Arthur turned his head and looked at the others on the bridge who had averted their eyes from the start, but were still looking drained, and at his fellow transmigrators, who were deep in thought.
Or rather, only those unaffected by the Warp can see it?
"I saw the Word Bearers," Arthur said. The Word Bearers. Those fallen Chaos Space Marines always appeared in conjunction with various heretical rituals.
"Are you certain, my Lord?"
"Legion-era color scheme. I couldn't be mistaken." To be honest, Arthur hadn't recognized the burning ruins at first, but seeing the Word Bearers had jogged his memory. It was most likely the city of Monarchia.
"This is not good news, my Lord," Aglaia said, rubbing her temples after hearing Arthur's account. She didn't question him. After all, she was well aware of the... issue with these lords' identities. If the images projected in the rain were from history, it meant the Grand Inquisitor's ritual had already begun. And the enemy the joint fleet would be facing would likely include the Word Bearers, and others besides. Unfortunately, her own lifespan was limited, and she was not knowledgeable about the cult of the four-armed xenos or Eldar history. From an occult perspective, it meant there were corresponding individuals within the ritual's area of influence who had made a connection with the Warp, which was why those historical images were being displayed.
Aglaia stared silently at the projected course on the hololith, her fists clenched in tension.

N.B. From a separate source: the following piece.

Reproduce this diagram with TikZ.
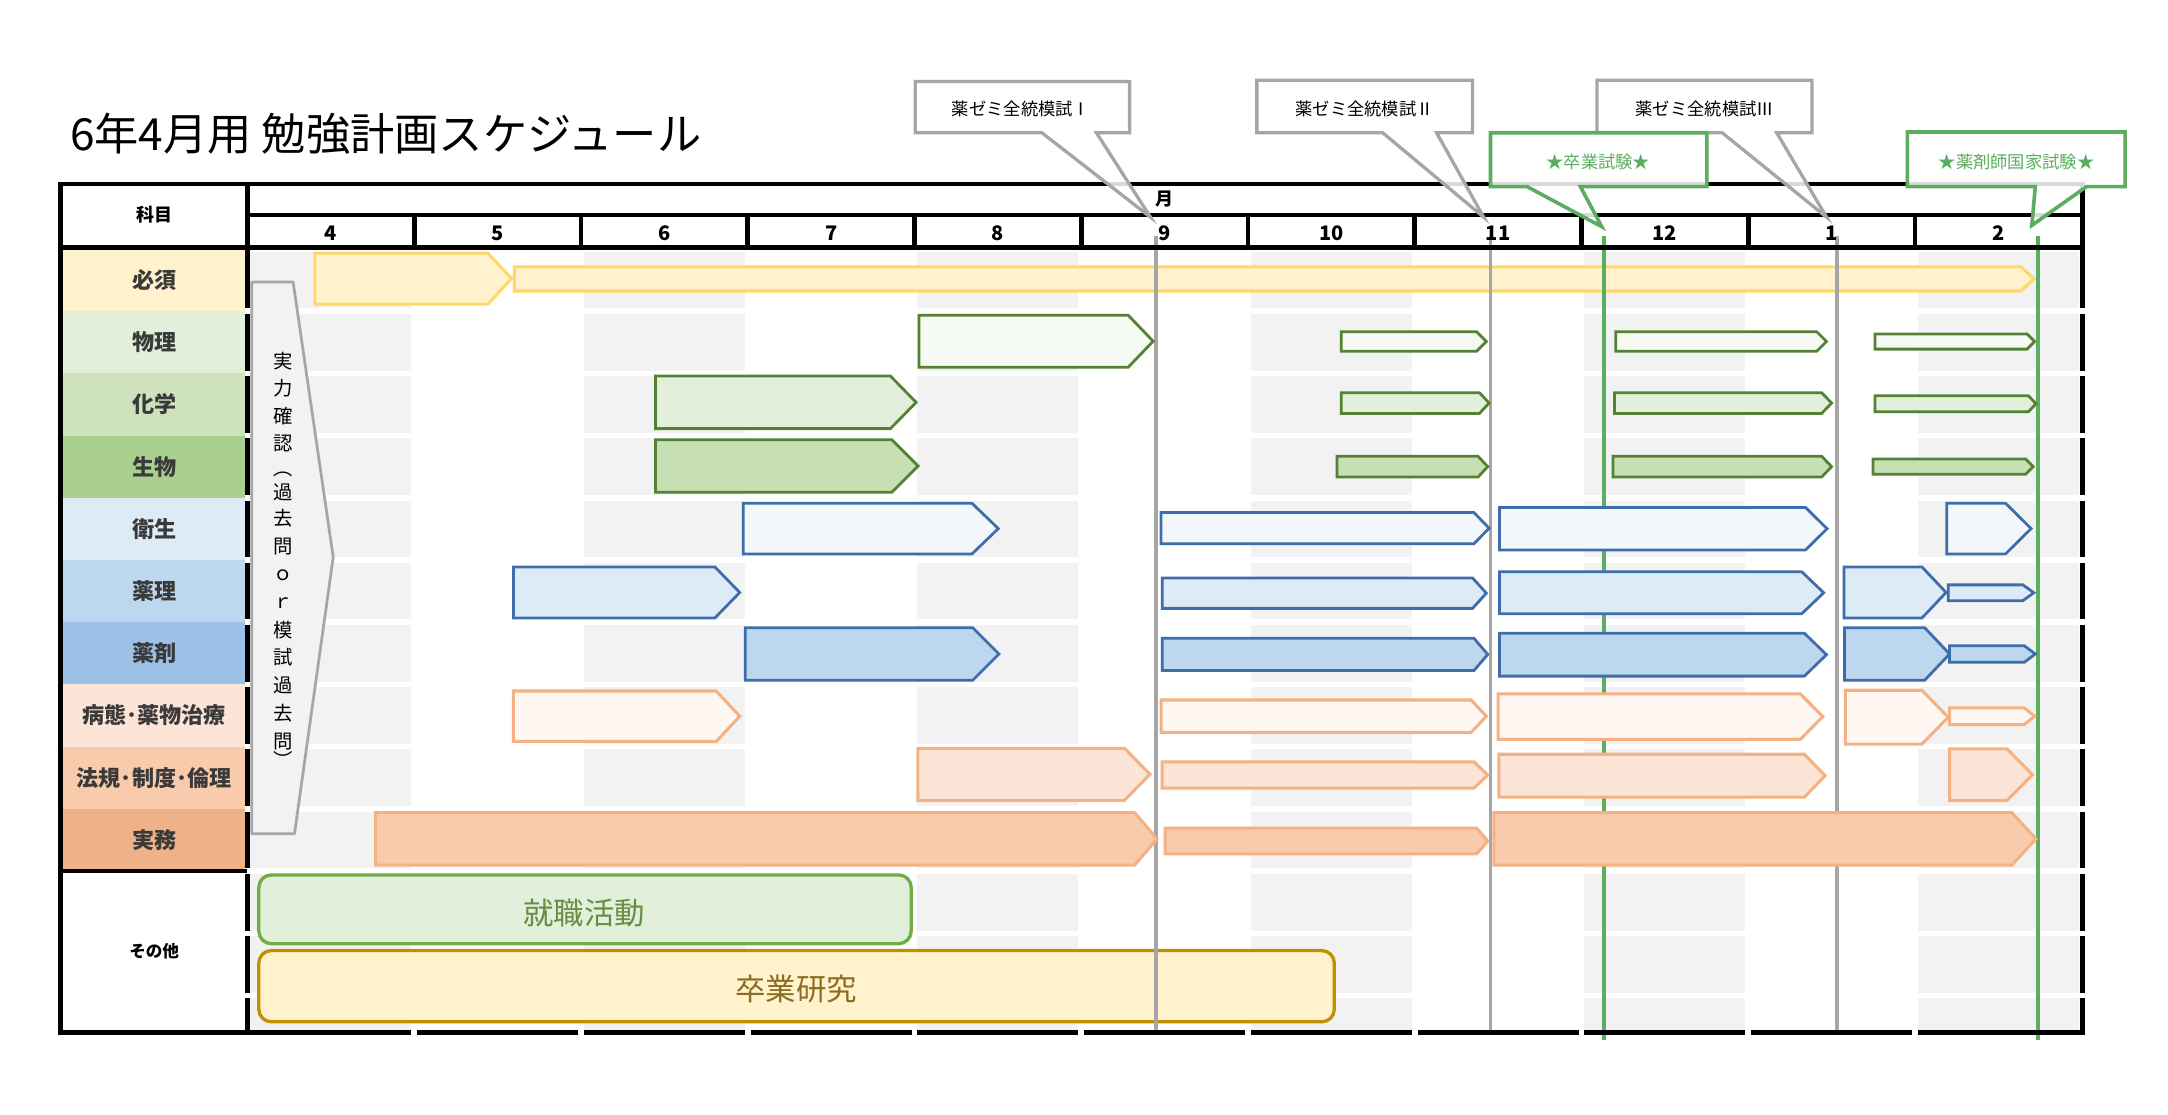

The joint fleet had received the Dawnlight's timely warning. The ships that subsequently emerged at the Mandeville Point all maintained their sealed configurations, avoiding direct contact with the outside and thus mitigating the influence from the Warp.
As the entire fleet exited the Warp and moved deeper into the star system, gradually pulling away from the empyrean abscess, the absurd rain finally stopped. The laws of the physical universe reasserted themselves. The water began to freeze into ice. The ship's vibrations shattered the ice, which then drifted away.
But the event had still left a heavy weight on everyone's hearts.
"Can we contact Pierdra Prime?" Romulus asked.
"Negative," the Vox-Magos reported. "Since entering the Pierdra Sector, the vast majority of astropaths in the fleet have lost their ability to function, becoming extremely unstable. At the same time, Pierdra Prime has not responded to the identification codes we have broadcast."
"Unstable?" Romulus was confused. How could these psykers, who had been screened and tested by the Emperor, be falling into instability en masse? "Specific symptoms."
"Mental instability, madness. Based on his ravings, we have made a preliminary judgment that his soul encountered something in the Empyrean. He keeps repeating that he can no longer see."
Romulus pursed his lips. This didn't sound like the prelude to a Chaos invasion. He turned his head and looked at Ramesses.
"There's something in the Warp. I can't see the Astronomican anymore," Ramesses, who had been helping the Emperor fish souls out of the Warp, stated bluntly, having just withdrawn from the Immaterium. His psychic projection, which had been roaming outside, had just been dispersed by who-knows-what. He now had to buy a new one and hide it in the safe house.
"It's not Chaos," Arthur said with certainty.
In fact, this phenomenon was very familiar to the transmigrators.